По поводу вариативности, которая не приводит к изменению, а так и болтается на протяжении многих веков, самый знаменитый пример – это английское «инговое» окончание. Оно может быть ing (через [ŋ]), а может быть in’ (через [n]), как в рекламе Макдоналдса I’m lovin’ it, где на конце слова lovin’ пишется n и апостроф, чтобы было видно, что это n обычное, а не настоящее ŋ. Казалось бы, n проще, чем ŋ, и, наверное, n должно вскорости вытеснить ŋ, – но, оказывается, что за последние шестьсот лет как-то не вытеснило. Так они и варьируют – можно сказать так, можно сказать сяк. Есть, конечно, и различия (в некоторых регистрах речи не стоит говорить n на этом месте), но тем не менее эта вариативность есть, и она есть уже многие века.
Борис Долгин: Обычно что-то такое приводится в качестве обоснования отсутствия универсального принципа экономии.

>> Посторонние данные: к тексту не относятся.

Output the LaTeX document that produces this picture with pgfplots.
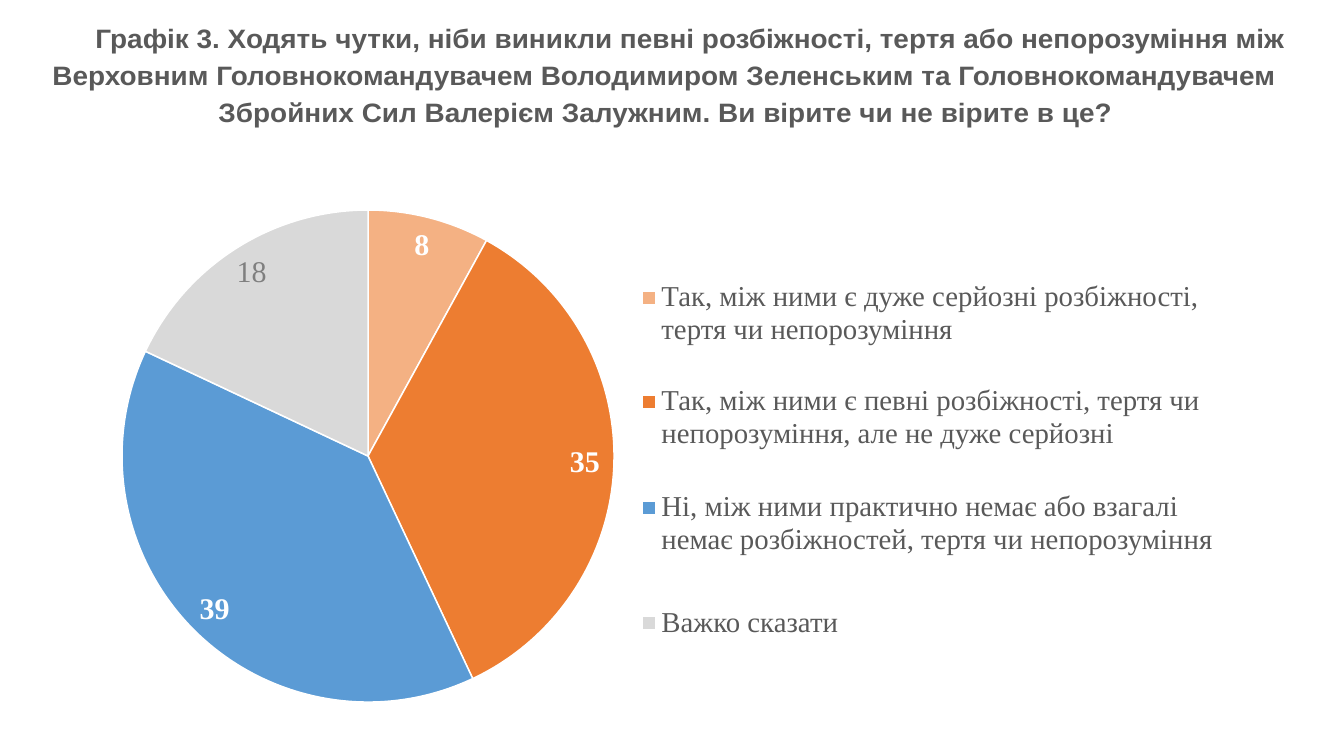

Светлана Бурлак: Можно сказать и так. Но поскольку изменения стохастичны, как нейтральные мутации, эта вариативность будет-таки болтаться, пока не зацепит либо ноль, либо единицу. А вот когда она зацепит ноль или единицу, этого мы не можем сказать. Вернее, в каких-то случаях можем сказать: например, если в языке исчезли падежи и исчезли всякие намёки на различия между именительным падежом и винительным, то судьба этому языку зафиксировать порядок слов (поскольку надо же как-то различать, кто кого любил и кто кого убил). Но в каких-то других случаях мы не можем этого сделать. Например, когда мы смотрели на развитие будущего времени в русском, то в какой-то момент очень хотелось предсказать, что вот сейчас хочу выиграет эту гонку, станет показателем будущего времени, и русский язык пойдёт по болгарскому пути (или по английскому пути). Но нет, не случилось, в финал вышел глагол быть, а хотеть где-то потерялся, – остался как лексическое слово, но стать грамматическим показателем у него не получилось.

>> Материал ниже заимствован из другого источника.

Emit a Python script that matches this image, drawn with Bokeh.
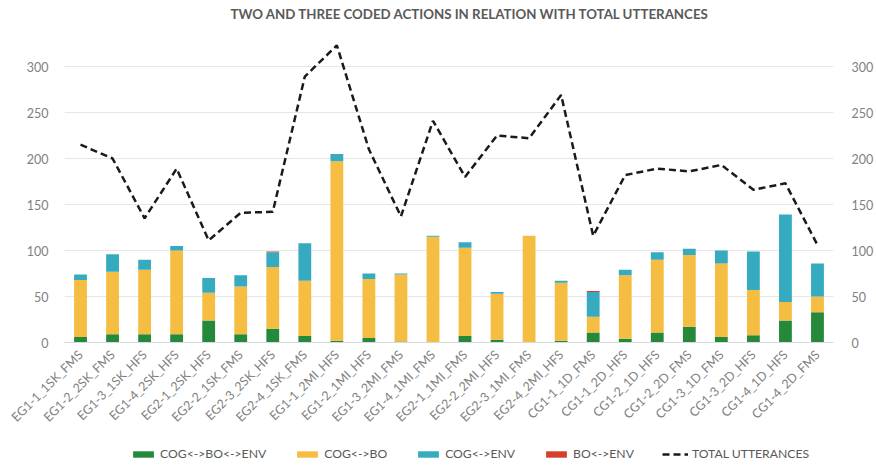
from bokeh.plotting import figure
from bokeh.models import (ColumnDataSource, FactorRange, LinearAxis, Legend, LegendItem,
                          FixedTicker, Range1d, Title)
from bokeh.layouts import column
from bokeh.embed import file_html
from bokeh.resources import INLINE
import math

categories = ["EG1-1_1SK_FMS", "EG1-2_2SK_FMS", "EG1-3_1SK_HFS", "EG1-4_2SK_HFS",
              "EG2-1_2SK_HFS", "EG2-2_1SK_FMS", "EG2-3_2SK_HFS", "EG2-4_1SK_FMS",
              "EG1-1_2MI_HFS", "EG1-2_1MI_HFS", "EG1-3_2MI_FMS", "EG1-4_1MI_FMS",
              "EG2-1_1MI_FMS", "EG2-2_2MI_HFS", "EG2-3_1MI_FMS", "EG2-4_2MI_HFS",
              "CG1-1_1D_FMS", "CG1-1_2D_HFS", "CG1-2_1D_HFS", "CG1-2_2D_FMS",
              "CG1-3_1D_FMS", "CG1-3_2D_HFS", "CG1-4_1D_HFS", "CG1-4_2D_FMS"]

cog_bo_env = [6, 9, 9, 9, 24, 9, 15, 7, 2, 5, 1, 0, 7, 3, 0, 2, 11, 4, 11, 17, 6, 8, 24, 33]
cog_bo = [62, 68, 70, 91, 30, 52, 67, 60, 195, 64, 73, 115, 96, 50, 116, 63, 17, 69, 79, 78, 80, 49, 20, 17]
cog_env = [6, 19, 11, 5, 16, 12, 16, 41, 8, 6, 1, 1, 6, 2, 0, 2, 27, 6, 8, 7, 14, 42, 95, 36]
bo_env = [0, 0, 0, 0, 0, 0, 1, 0, 0, 0, 0, 0, 0, 0, 0, 0, 1, 0, 0, 0, 0, 0, 0, 0]
total_utterances = [215, 200, 135, 189, 111, 141, 142, 289, 323, 210, 137, 241, 180, 225, 222, 269,
                    116, 182, 189, 186, 193, 166, 173, 106]

title_text = "TWO AND THREE CODED ACTIONS IN RELATION WITH TOTAL UTTERANCES"
series_names = ["COG<->BO<->ENV", "COG<->BO", "COG<->ENV", "BO<->ENV"]
line_name = "TOTAL UTTERANCES"
series_keys = ["s1", "s2", "s3", "s4"]
colors = ["#24893A", "#F5BD41", "#36AABF", "#D6402A"]
y_ticks = [0, 50, 100, 150, 200, 250, 300]

source = ColumnDataSource(dict(cat=categories, s1=cog_bo_env, s2=cog_bo, s3=cog_env,
                               s4=bo_env, total=total_utterances))

FONT = "Lato"
GRAY = "#7F7F7F"
LINE_COLOR = "#1A1A1A"
LINE_DASH = "7 4"
LABEL_SIZE = "12.5px"

p = figure(width=876, height=434, x_range=FactorRange(*categories), y_range=(0, 325),
           output_backend="svg", toolbar_location=None, title=title_text)
p.min_border_left = 64
p.min_border_right = 32
p.min_border_top = 43
p.min_border_bottom = 92
p.outline_line_color = None
p.background_fill_color = "white"

p.title.align = "left"
p.title.offset = 166
p.title.text_color = "#595959"
p.title.text_font = FONT
p.title.text_font_size = "13.3px"
p.title.text_font_style = "bold"
p.title.standoff = 0
# empty spacer title between the real title and the frame
p.add_layout(Title(text=" ", text_font_size="18px", standoff=0), "above")

bars = p.vbar_stack(series_keys, x="cat", width=0.4, color=colors, source=source,
                    line_color=None)
line = p.line(x="cat", y="total", source=source, line_color=LINE_COLOR, line_width=2.5,
              line_dash=LINE_DASH)

p.xgrid.grid_line_color = None
p.ygrid.grid_line_color = "#E6E6E6"
p.ygrid.ticker = FixedTicker(ticks=y_ticks)

ax = p.yaxis[0]
ax.ticker = FixedTicker(ticks=y_ticks)
ax.axis_line_color = None
ax.major_tick_line_color = None
ax.minor_tick_line_color = None
ax.major_label_text_color = GRAY
ax.major_label_text_font = FONT
ax.major_label_text_font_size = LABEL_SIZE
ax.major_label_standoff = 10

right = LinearAxis(ticker=FixedTicker(ticks=y_ticks))
right.axis_line_color = None
right.major_tick_line_color = None
right.minor_tick_line_color = None
right.major_label_text_color = GRAY
right.major_label_text_font = FONT
right.major_label_text_font_size = LABEL_SIZE
right.major_label_standoff = 12
p.add_layout(right, "right")

xa = p.xaxis[0]
xa.axis_line_color = "#D9D9D9"
xa.major_tick_line_color = None
xa.minor_tick_line_color = None
xa.major_label_orientation = math.pi / 4
xa.major_label_text_color = GRAY
xa.major_label_text_font = FONT
xa.major_label_text_font_size = LABEL_SIZE
xa.major_label_standoff = 4

# legend strip: same series drawn on a range where they fall out of view,
# so only their legend swatches show
lg = figure(width=876, height=32, output_backend="svg", toolbar_location=None,
            x_range=p.x_range, y_range=Range1d(1000, 1010))
lg.axis.visible = False
lg.grid.visible = False
lg.outline_line_color = None
lg.min_border = 0
lg.min_border_left = 64
lg.min_border_right = 32
lg_bars = lg.vbar_stack(series_keys, x="cat", width=0.4, color=colors, source=source,
                        line_color=None)
lg_line = lg.line(x="cat", y="total", source=source, line_color=LINE_COLOR, line_width=2.5,
                  line_dash=LINE_DASH)
items = [LegendItem(label=n, renderers=[r]) for n, r in zip(series_names, lg_bars)]
items.append(LegendItem(label=line_name, renderers=[lg_line]))
legend = Legend(items=items, orientation="horizontal", location=(66, 5),
                glyph_width=26, glyph_height=8, spacing=28, label_standoff=4,
                label_text_font=FONT, label_text_font_size="12.2px",
                label_text_color="#595959", border_line_color=None,
                background_fill_alpha=0, padding=0, margin=0)
legend.label_height = 10
lg.add_layout(legend, "center")

layout = column(p, lg, spacing=0)
open("out.html", "w").write(file_html(layout, INLINE))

Борис Жуков. Значит, если я правильно понял, критерием возможности или невозможности изменений какой-то языковой нормы является смыслоразличение. То есть, если какая-то форма уже не служит смыслоразличению, она может выпасть, стереться, измениться и так далее. И, наоборот, если есть потребность в смыслоразличении, то возникает и различение в произношении.

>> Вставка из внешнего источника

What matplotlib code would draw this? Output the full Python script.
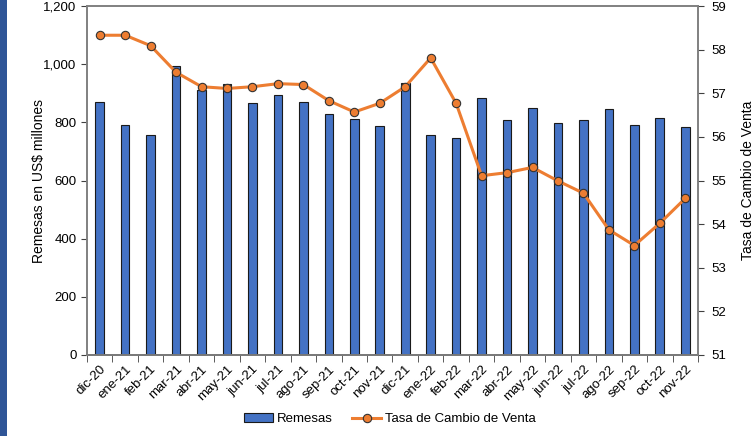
import matplotlib
matplotlib.use("Agg")
import matplotlib.pyplot as plt
import numpy as np
from matplotlib.patches import Rectangle
from matplotlib.ticker import FuncFormatter, FixedLocator

plt.rcParams['font.family'] = ['Liberation Sans', 'DejaVu Sans']

meses = ['dic-20', 'ene-21', 'feb-21', 'mar-21', 'abr-21', 'may-21', 'jun-21',
         'jul-21', 'ago-21', 'sep-21', 'oct-21', 'nov-21', 'dic-21', 'ene-22',
         'feb-22', 'mar-22', 'abr-22', 'may-22', 'jun-22', 'jul-22', 'ago-22',
         'sep-22', 'oct-22', 'nov-22']
remesas = [871, 790, 757, 994, 910, 931, 866, 895, 870, 828, 810, 786,
           936, 757, 747, 884, 807, 848, 799, 807, 846, 790, 814, 785]
tasa = [58.33, 58.33, 58.09, 57.48, 57.15, 57.11, 57.15, 57.22, 57.20, 56.83,
        56.57, 56.77, 57.15, 57.81, 56.77, 55.11, 55.18, 55.30, 54.99, 54.71,
        53.87, 53.51, 54.02, 54.59]

fig = plt.figure(figsize=(7.55, 4.36), dpi=100)
ax = fig.add_axes([0.1152, 0.1858, 0.8093, 0.8004])
ax2 = ax.twinx()

# franja azul a la izquierda
fig.patches.append(Rectangle((0, 0), 7 / 755, 1, transform=fig.transFigure,
                             facecolor='#2F5597', edgecolor='none'))

x = np.arange(len(meses))
bars = ax.bar(x, remesas, width=0.34, color='#4472C4', edgecolor='#1a1a1a',
              linewidth=0.8, label='Remesas', zorder=2)
line, = ax2.plot(x, tasa, color='#ED7D31', linewidth=2.2, marker='o',
                 markersize=6, markerfacecolor='#ED7D31',
                 markeredgecolor='#333333', markeredgewidth=0.8,
                 label='Tasa de Cambio de Venta', zorder=3)

ax.set_xlim(-0.5, len(meses) - 0.5)
ax.set_ylim(0, 1200)
ax.set_yticks(np.arange(0, 1201, 200))
ax.yaxis.set_major_formatter(FuncFormatter(lambda v, p: f'{v:,.0f}'))
ax2.set_ylim(51, 59)
ax2.set_yticks(np.arange(51, 60, 1))

ax.set_xticks(x)
ax.set_xticklabels(meses, rotation=45, ha='right', rotation_mode='anchor')
ax.xaxis.set_minor_locator(FixedLocator(np.arange(-0.5, len(meses), 1)))
ax.tick_params(axis='x', which='major', length=0, pad=6, labelsize=9.5)
ax.tick_params(axis='x', which='minor', length=5, color='#404040', direction='out')
ax.tick_params(axis='y', length=4, color='#404040', labelsize=9.5)
ax2.tick_params(axis='y', length=4, color='#404040', labelsize=9.5, pad=6)

for a in (ax, ax2):
    for s in a.spines.values():
        s.set_color('#808080')
        s.set_linewidth(1.2)
ax.spines['bottom'].set_color('#404040')

ax.set_ylabel('Remesas en US$ millones', fontsize=10, labelpad=-2)
ax2.set_ylabel('Tasa de Cambio de Venta', fontsize=10, labelpad=10)

fig.legend([bars, line], ['Remesas', 'Tasa de Cambio de Venta'],
           loc='center', bbox_to_anchor=(390 / 755, 17 / 436), ncol=2,
           frameon=False, fontsize=9.5, handlelength=2.2, handletextpad=0.3,
           columnspacing=1.5)

fig.savefig('out.png', dpi=100)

Светлана Бурлак: Не совсем так. Иногда бывают самые удивительные омонимы, например, есть язык, в котором омонимичны 7 и 100. И ничего, живут люди (как живут – не знаю). Но дело ещё вот в чём: дело в том, что когда мы говорим, просто ведём нормальные бытовые диалоги, то мы довольно большую часть информации черпаем не из слов, не из звуков, а из всей ситуации в целом, из нашего опыта общения с данным человеком, из нашего опыта пребывания в таких ситуациях. И человек может сказать даже просто: «Дай-ка эту штуку», и мы поймём, какую именно штуку. Естественно, в такой ситуации название этой «штуки» можно сжевать на сколько угодно процентов, и всё равно все всё поймут. Поэтому потребность смыслоразличения, конечно, важная вещь, но совсем решающего голоса она всё-таки не имеет.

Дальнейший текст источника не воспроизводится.